The respondent insists that the tax on the production of oil should be deducted.

There is a provision in the original mineral lease of July 26, 1913, as follows:

“As a part consideration of this lease, the lessee agrees to pay all taxes assessed and levied on said lands and to do and perform the so-called assessment work which is or may be required by the mining laws of the United States by the Statutes of the State of Wyoming and by the rules and regulations of any mining district in which the lands hereby leased are now or may hereafter be situated.”

This provision has been carried through all of the transactions between the parties and is still in effect. The interpretation of this provision must necessarily be made in the light of the transactions between the parties and in harmony with the constitutional provisions and the statutory law of Wyoming.

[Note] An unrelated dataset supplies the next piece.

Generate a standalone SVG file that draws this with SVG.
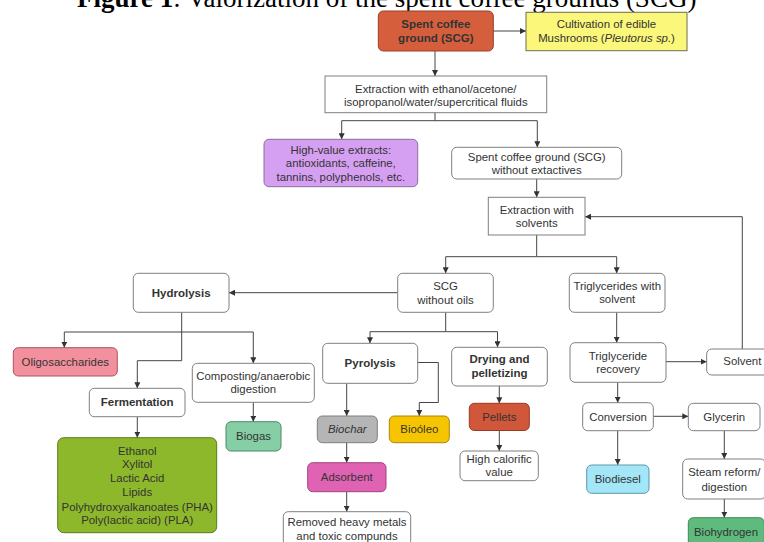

Another provision of the lease originally provided for the lessor to have a one-tenth part of the oil and gas, which was later modified so as to give lessor two and one-half percent of the same, so that this provision would now read:

“As a further consideration of this lease, the lessee agrees to deliver as royalty to the said lessor two and one-half percent part of all oil and gas found in and saved from said land, provided that the lessee shall have the right to use free of charge and royalty all oil and gas it may need as fuel.”

The question as to whether or not a royalty interest in oil lands is real or personal property, if discussed in general terms, may prove to be more confusing than helpful. To those who desire to pursue the subject in respect to all of its ramifications we suggest a study of [270]*270Chapter twenty of Summers Oil and Gas, Permanent Edition. For the purposes of the instant case we deem it advisable to discuss the principles of law as they apply in Wyoming, having in mind our constitutional and statutory laws as well as our present Supreme Court decisions.

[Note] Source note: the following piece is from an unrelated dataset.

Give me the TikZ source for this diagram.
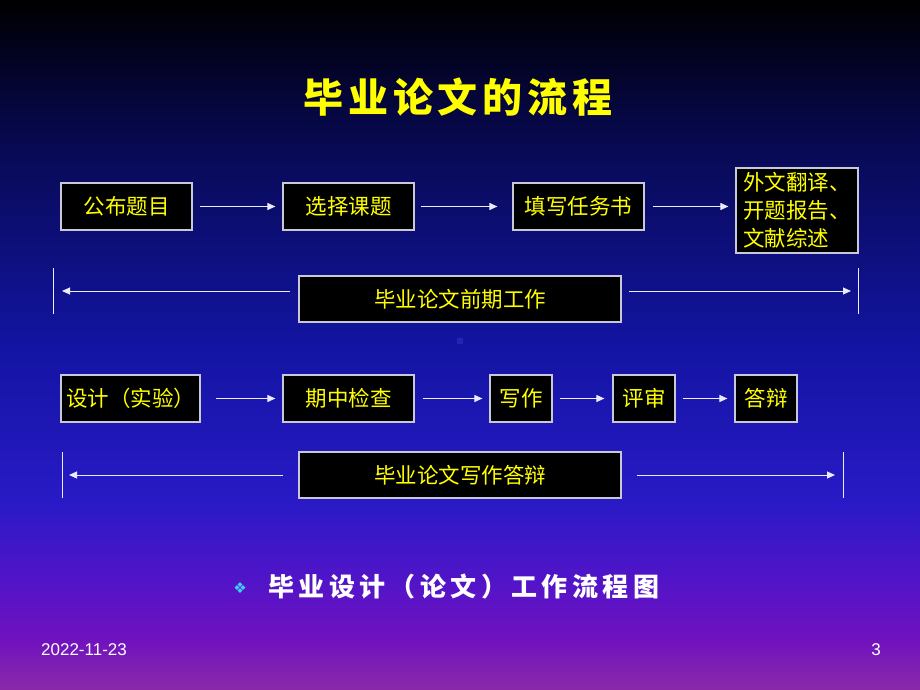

As to the taxation of mineral interests, including oil, the Wyoming Constitution provides:

“Article 15, Section 1 provides that; ‘All lands and improvements thereon shall be listed for assessment, valued for taxation and assessed separately.’
“Article 15, Section 3 provides that: ‘All mines and mining claims from which * * *, coal, mineral, oil or other valuable deposit, is or may be produced shall be taxed in addition to the surface improvements, and in lieu of taxes on the lands, on the gross product thereof, as may be prescribed by law; provided, that the product of all mines shall be taxed in proportion to the value thereof.’ ”

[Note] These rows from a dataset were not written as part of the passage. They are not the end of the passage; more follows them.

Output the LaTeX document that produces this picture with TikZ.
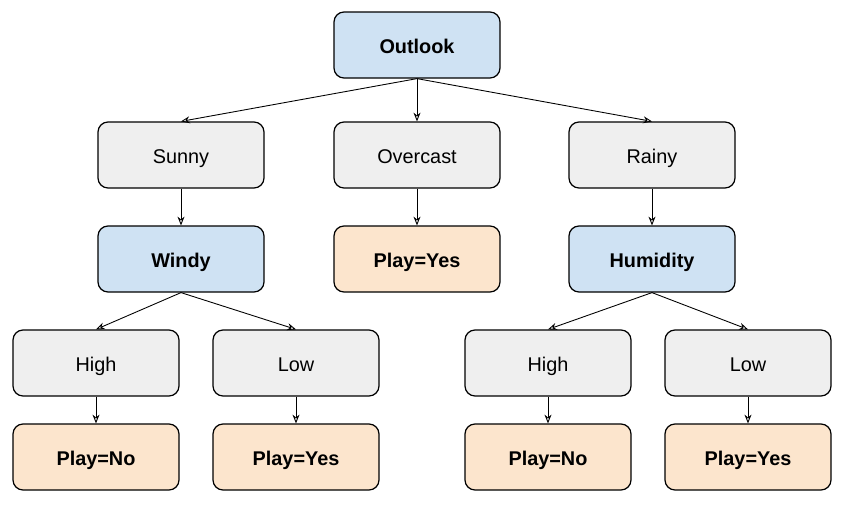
\documentclass[tikz,border=0pt]{standalone}
\usepackage{fontspec}
\setmainfont{Liberation Sans}
\usetikzlibrary{arrows.meta}
\definecolor{attrblue}{HTML}{CFE2F3}
\definecolor{valgray}{HTML}{EFEFEF}
\definecolor{leaforange}{HTML}{FCE5CD}

\begin{document}
\begin{tikzpicture}[x=0.02cm, y=-0.02cm,
    box/.style={draw, line width=0.7pt, rounded corners=0.2cm, minimum width=3.32cm, minimum height=1.32cm, text height=11pt, text depth=1pt, font=\fontsize{11.3}{13}\selectfont},
    attr/.style={box, fill=attrblue, font=\fontsize{11.3}{13}\selectfont\bfseries},
    val/.style={box, fill=valgray},
    leaf/.style={box, fill=leaforange, font=\fontsize{11.3}{13}\selectfont\bfseries},
    edge/.style={-{Stealth[length=5pt, width=4pt, open]}, line width=0.5pt}]
  \useasboundingbox (0,0) rectangle (850,505);

  \node[attr] (outlook) at (417,45) {Outlook};

  \node[val] (sunny) at (181,155) {Sunny};
  \node[val] (overcast) at (417,155) {Overcast};
  \node[val] (rainy) at (652,155) {Rainy};

  \node[attr] (windy) at (181,259) {Windy};
  \node[leaf] (yes1) at (417,259) {Play=Yes};
  \node[attr] (humidity) at (652,259) {Humidity};

  \node[val] (whigh) at (96,363) {High};
  \node[val] (wlow) at (296,363) {Low};
  \node[val] (hhigh) at (548,363) {High};
  \node[val] (hlow) at (748,363) {Low};

  \node[leaf] (no1) at (96,457) {Play=No};
  \node[leaf] (yes2) at (296,457) {Play=Yes};
  \node[leaf] (no2) at (548,457) {Play=No};
  \node[leaf] (yes3) at (748,457) {Play=Yes};

  \foreach \a/\b in {outlook/sunny, outlook/overcast, outlook/rainy,
                     sunny/windy, overcast/yes1, rainy/humidity,
                     windy/whigh, windy/wlow, humidity/hhigh, humidity/hlow,
                     whigh/no1, wlow/yes2, hhigh/no2, hlow/yes3}
    \draw[edge] (\a.south) -- (\b.north);
\end{tikzpicture}
\end{document}
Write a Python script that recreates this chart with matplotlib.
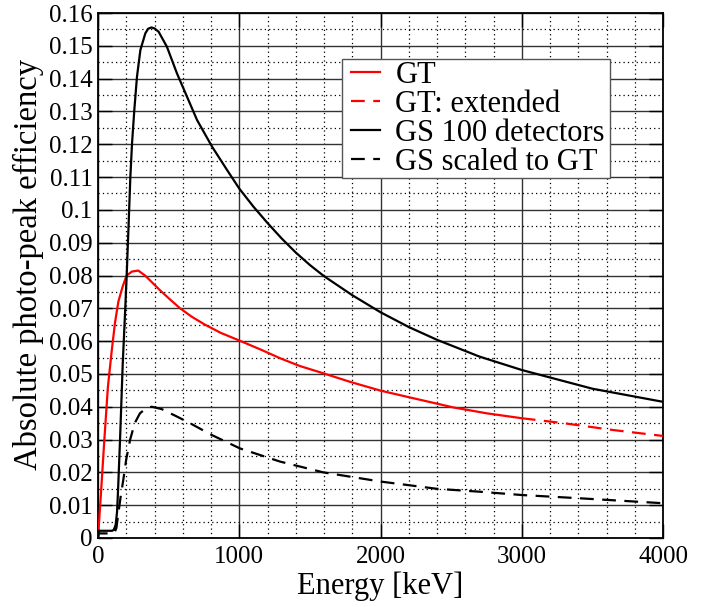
import matplotlib
matplotlib.use("Agg")
import matplotlib.pyplot as plt
from matplotlib.patches import Rectangle
from matplotlib.ticker import MultipleLocator

plt.rcParams["font.family"] = ["Liberation Serif", "DejaVu Serif"]

# GT (solid up to 3000 keV, dashed extension beyond)
gt_e = [0, 20, 45, 70, 97, 120, 144, 175, 203, 240, 285, 333, 385, 439, 510, 581,
        665, 758, 870, 1005, 1159, 1288, 1430, 1595, 1784, 2001, 2232, 2515, 2752,
        3000]
gt_eff = [0.0, 0.013, 0.030, 0.046, 0.057, 0.0655, 0.0720, 0.0767, 0.0800, 0.0812,
          0.0815, 0.0800, 0.0778, 0.0755, 0.0727, 0.0700, 0.0674, 0.0650, 0.0625,
          0.0601, 0.0573, 0.0548, 0.0524, 0.0502, 0.0476, 0.0449, 0.0426, 0.0398,
          0.0380, 0.0365]
gt_ext_e = [3000, 3295, 3648, 4000]
gt_ext_eff = [0.0365, 0.0350, 0.0329, 0.0311]

# GS 100 detectors
gs_e = [0, 3, 100, 112, 125, 135, 142, 156, 175, 193, 203, 217, 229, 241, 257, 276,
        300, 335, 355, 378, 400, 429, 488, 559, 630, 701, 807, 913, 1000, 1100, 1200,
        1300, 1400, 1500, 1600, 1800, 2000, 2200, 2400, 2700, 3000, 3500, 4000]
gs_eff = [0.0, 0.0022, 0.0022, 0.0025, 0.0040, 0.0080, 0.0146, 0.0299, 0.053,
          0.0700, 0.0800, 0.0959, 0.110, 0.1203, 0.1304, 0.1406, 0.1487, 0.1538,
          0.1552, 0.1556, 0.1553, 0.1543, 0.1497, 0.1416, 0.1345, 0.1274, 0.1193,
          0.1122, 0.1065, 0.1010, 0.0960, 0.0913, 0.0870, 0.0832, 0.0798, 0.0740,
          0.0688, 0.0643, 0.0604, 0.0553, 0.0512, 0.0455, 0.0415]

# GS scaled to GT
gss_e = [0, 3, 105, 118, 130, 144, 160, 179, 200, 227, 260, 297, 340, 380, 450, 550,
         651, 800, 1005, 1288, 1595, 2001, 2398, 2704, 3000, 3412, 4000]
gss_eff = [0.0, 0.0014, 0.0014, 0.0018, 0.0030, 0.0075, 0.0125, 0.0177, 0.0240,
           0.0299, 0.0350, 0.0380, 0.0395, 0.0400, 0.0393, 0.0372, 0.0350, 0.0315,
           0.0273, 0.0233, 0.0200, 0.0172, 0.0150, 0.0141, 0.0131, 0.0121, 0.0106]

fig = plt.figure(figsize=(7.19, 6.07), dpi=100)
ax = fig.add_axes([98 / 719, 1 - 538 / 607, 565 / 719, 525 / 607])

lw = 1.6
kw = dict(lw=lw, solid_joinstyle="round", dash_joinstyle="round", zorder=5)
ax.plot(gt_e, gt_eff, color="red", label="GT", **kw)
ax.plot(gt_ext_e, gt_ext_eff, color="red", dashes=(6.2, 3.8),
        label="GT: extended", **kw)
ax.plot(gs_e, gs_eff, color="black", label="GS 100 detectors", **kw)
ax.plot(gss_e, gss_eff, color="black", dashes=(6.2, 3.8),
        label="GS scaled to GT", **kw)

ax.set_xlim(0, 4000)
ax.set_ylim(0, 0.16)
ax.xaxis.set_major_locator(MultipleLocator(1000))
ax.xaxis.set_minor_locator(MultipleLocator(200))
ax.yaxis.set_minor_locator(MultipleLocator(0.005))
yticks = [0.0, 0.01, 0.02, 0.03, 0.04, 0.05, 0.06, 0.07, 0.08, 0.09, 0.1,
          0.11, 0.12, 0.13, 0.14, 0.15, 0.16]
ytick_labels = ["0", "0.01", "0.02", "0.03", "0.04", "0.05", "0.06", "0.07",
                "0.08", "0.09", "0.1", "0.11", "0.12", "0.13", "0.14", "0.15", "0.16"]
ax.set_yticks(yticks)
ax.set_yticklabels(ytick_labels)

ax.grid(which="major", color="#333333", lw=1.0, ls="-")
ax.grid(which="minor", color="black", lw=0.9, ls=(0, (1, 2.5)))
ax.set_axisbelow(True)

ax.tick_params(which="major", direction="in", length=10, width=1.0,
               top=True, right=True, labelsize=18)
ax.tick_params(axis="y", pad=4)
ax.tick_params(axis="x", pad=6)
ax.tick_params(which="minor", direction="in", length=0, top=True, right=True)
for s in ax.spines.values():
    s.set_linewidth(1.3)

ax.set_xlabel("Energy [keV]", fontsize=22, labelpad=2)
ax.set_ylabel("Absolute photo-peak efficiency", fontsize=23.5)
ax.yaxis.set_label_coords(-(98 - 44) / 565, (538 - 264) / 525)

# legend box (square, white, grey edge)
ax.add_patch(Rectangle(((342 - 98) / 565, (538 - 178) / 525), 268 / 565, 119 / 525,
                       transform=ax.transAxes, facecolor="white",
                       edgecolor="#555555", lw=1.0, zorder=6))
leg = ax.legend(loc="upper left", bbox_to_anchor=((351 - 98) / 565, (538 - 61) / 525),
                borderaxespad=0, fontsize=22, frameon=False,
                handlelength=0.95, handletextpad=0.5,
                labelspacing=0.0, borderpad=0.0)
leg.set_zorder(7)

fig.savefig("out.png", dpi=100)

The statutory provisions which were enacted with respect to the taxation of the gross products of mines in accord with the above quoted constitutional provisions, are now contained in Section 32-1001, 32-1006 inch W.C.S. 1945. The first enactment having been made in Chapter 81 Session Laws 1903, and which was in effect when the original lease referred to herein was executed in 1913. This part of Sec. 32-1001 W.C.S. 1945 was enacted in 1903 and is still a part of the Wyoming law, as follows:

“The gross product of all mines and mining claims from which * * * coal, petroleum, or other crude mineral oil, or natural gas, or other valuable deposit is, or may hereafter be produced, while the same are being worked or operated, but not while the same are simply in the course of development, shall be returned by the owner, owners, lessee, or operator thereof for assessment for taxation, and taxed in the manner provided for in this Article and such tax shall be in addition to [271]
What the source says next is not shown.